On Sept. 28 the passport of former Today’s Zaman reporter Arslan Ayan was confiscated by officials at the Turkish Consulate General in New York on the grounds that a warrant for his detention was outstanding back in Turkey.

Last year, Belgian police returned the passport of a Turkish citizen since the cancellation of passports by the Turkish government after a July 15 failed coup in Turkey was considered unlawful.

‘We no longer trust reports of loss from Turkey’

On April 23, 2016 Nazif Apak, a columnist for the critical Turkish Yenihayat daily, which was confiscated by the government following the July 15 coup attempt, wrote about the irregularities concerning the passport issue in Turkey.

In a column titled “Who is playing with these passports?” Apak quoted a high-ranking Interpol official, who said: “Unfortunately Turkey has been forging documents and reports many people’s passports as lost. This is a very common practice in Third World countries and others ruled by dictatorships. This practice was not very common in Turkey until the last a few years. We no longer trust such reports [of loss] from Turkey.”

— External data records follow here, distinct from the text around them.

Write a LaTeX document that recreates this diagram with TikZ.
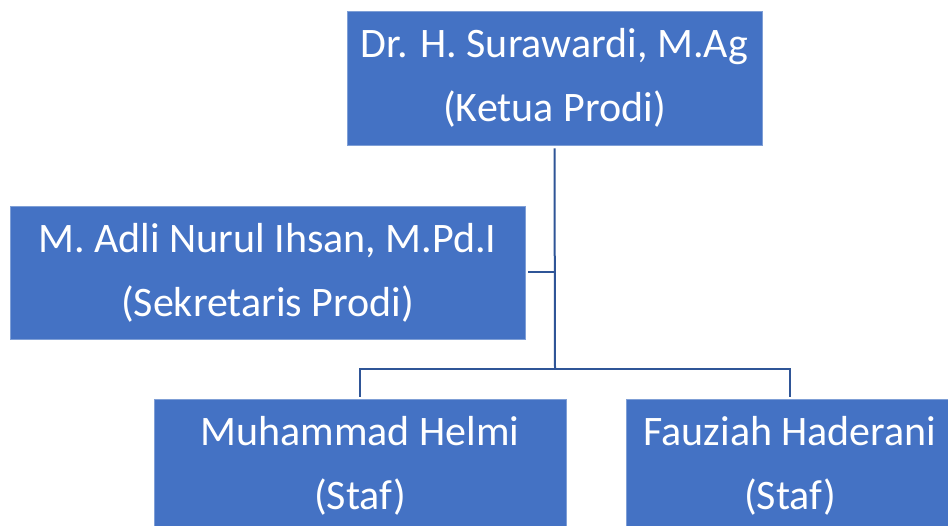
\documentclass[tikz,border=0pt]{standalone}
\usepackage{fontspec}
\setmainfont{Carlito}
\definecolor{boxblue}{HTML}{4472C4}
\definecolor{boxedge}{HTML}{7F9FD6}
\definecolor{linkblue}{HTML}{2F5597}
\begin{document}
\begin{tikzpicture}[x=1pt,y=-1pt,
  orgbox/.style={rectangle, fill=boxblue, draw=boxedge, line width=0.6pt,
    inner sep=0pt, text=white, align=center,
    font=\fontsize{42}{64}\selectfont},
  link/.style={draw=linkblue, line width=2pt}]
\useasboundingbox (0,0) rectangle (948,526);
\clip (0,0) rectangle (948,526);
\fill[white] (0,0) rectangle (948,526);
\node[orgbox, minimum width=415pt, minimum height=134pt] (ketua) at (554.5,78)
  {Dr. H. Surawardi, M.Ag\\(Ketua Prodi)};
\node[orgbox, minimum width=515pt, minimum height=133pt] (sekre) at (267.5,272.5)
  {M. Adli Nurul Ihsan, M.Pd.I\\(Sekretaris Prodi)};
\node[orgbox, minimum width=412pt, minimum height=134pt] (helmi) at (360,466)
  {Muhammad Helmi\\(Staf)};
\node[orgbox, minimum width=328pt, minimum height=134pt] (fauziah) at (790,466)
  {Fauziah Haderani\\(Staf)};
\coordinate (j) at (555,369);
\coordinate (s) at (555,272.5);
\draw[link] ([yshift=-3pt]ketua.south) -- (j);
\draw[link] (s) -- ([xshift=3pt]sekre.east);
\draw[link] ([yshift=2pt]helmi.north) -- (helmi.north |- j) -- (fauziah.north |- j) -- ([yshift=2pt]fauziah.north);
\end{tikzpicture}
\end{document}
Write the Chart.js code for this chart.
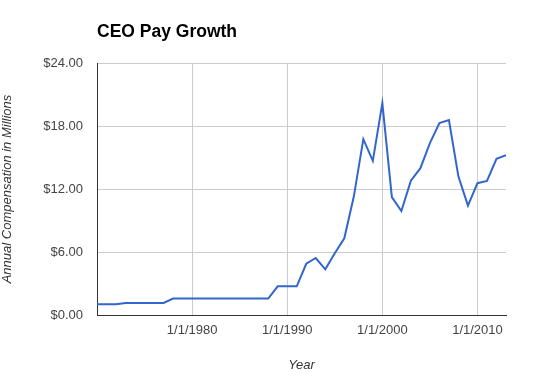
<!DOCTYPE html>
<html>
<head>
<meta charset="utf-8">
<script src="https://cdn.jsdelivr.net/npm/chart.js@4.4.1/dist/chart.umd.min.js"></script>
<style>
  html, body { margin: 0; padding: 0; background: #fff; }
  #wrap { width: 550px; height: 383px; }
</style>
</head>
<body>
<div id="wrap"><canvas id="pay-chart"></canvas></div>
<script>
/* CEO Pay Growth — annual compensation, millions */
const years = [1970, 1972, 1973, 1977, 1978, 1988, 1989, 1991, 1992, 1993, 1994, 1995, 1996, 1997, 1998, 1999,
               2000, 2001, 2002, 2003, 2004, 2005, 2006, 2007, 2008, 2009, 2010, 2011, 2012, 2013];
const pay = [1.02, 1.02, 1.14, 1.14, 1.56, 1.56, 2.73, 2.73, 4.88, 5.43, 4.35, 5.88, 7.31, 11.28, 16.75, 14.68,
             20.18, 11.22, 9.91, 12.8, 13.98, 16.37, 18.27, 18.56, 13.18, 10.42, 12.55, 12.77, 14.87, 15.22];
const xTicks = [1980, 1990, 2000, 2010];

document.addEventListener('DOMContentLoaded', () => {
    Chart.defaults.font.family = "'Liberation Sans', Arial, sans-serif";
    Chart.defaults.font.size = 13;
    Chart.defaults.color = '#444';

    new Chart(document.getElementById('pay-chart'), {
        type: 'line',
        data: {
            datasets: [{
                label: 'CEO Pay',
                data: years.map((y, i) => ({ x: y, y: pay[i] })),
                borderColor: '#3366CC',
                borderWidth: 2,
                pointRadius: 0,
                tension: 0,
                fill: false
            }]
        },
        options: {
            responsive: true,
            maintainAspectRatio: false,
            animation: false,
            layout: { padding: { left: 0, right: 44, top: 0, bottom: 0 } },
            scales: {
                x: {
                    type: 'linear',
                    min: 1970,
                    max: 2013,
                    afterBuildTicks: (scale) => { scale.ticks = xTicks.map(v => ({ value: v })); },
                    afterFit: (scale) => { scale.height = 68; },
                    grid: { color: '#ccc', drawTicks: false },
                    border: { color: '#333', width: 1 },
                    ticks: {
                        padding: 8,
                        maxRotation: 0,
                        color: '#444',
                        callback: v => '1/1/' + v
                    },
                    title: {
                        display: true,
                        text: 'Year',
                        color: '#333',
                        font: { style: 'italic', size: 13 },
                        padding: { top: 0, bottom: 10 }
                    }
                },
                y: {
                    min: 0,
                    max: 24,
                    afterFit: (scale) => { scale.width = 97; },
                    grid: { color: '#ccc', drawTicks: false },
                    border: { color: '#333', width: 1 },
                    ticks: {
                        stepSize: 6,
                        padding: 14,
                        color: '#444',
                        callback: v => '$' + v.toFixed(2)
                    },
                    title: {
                        display: true,
                        text: 'Annual Compensation in Millions',
                        color: '#333',
                        font: { style: 'italic', size: 13 },
                        padding: { top: 0, bottom: 0 }
                    }
                }
            },
            plugins: {
                legend: { display: false },
                tooltip: { enabled: false },
                title: {
                    display: true,
                    text: 'CEO Pay Growth',
                    align: 'start',
                    fullSize: false,
                    color: '#000',
                    font: { size: 17.5, weight: 'bold' },
                    padding: { top: 22, bottom: 20 }
                }
            }
        }
    });
});
</script>
</body>
</html>
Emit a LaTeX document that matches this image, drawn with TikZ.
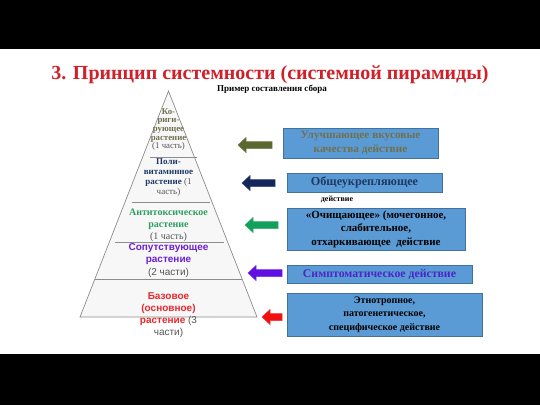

Apak also talks about other irregular practices concerning passports. He says people are not allowed back into Turkey when they return from abroad due to a list of unknown criteria, even though there are no court rulings for those people. Apak added that the same unlawful practice is also applied when some people are leaving the country. Their passports are seized at the airport, again, due to a list of unknown criteria.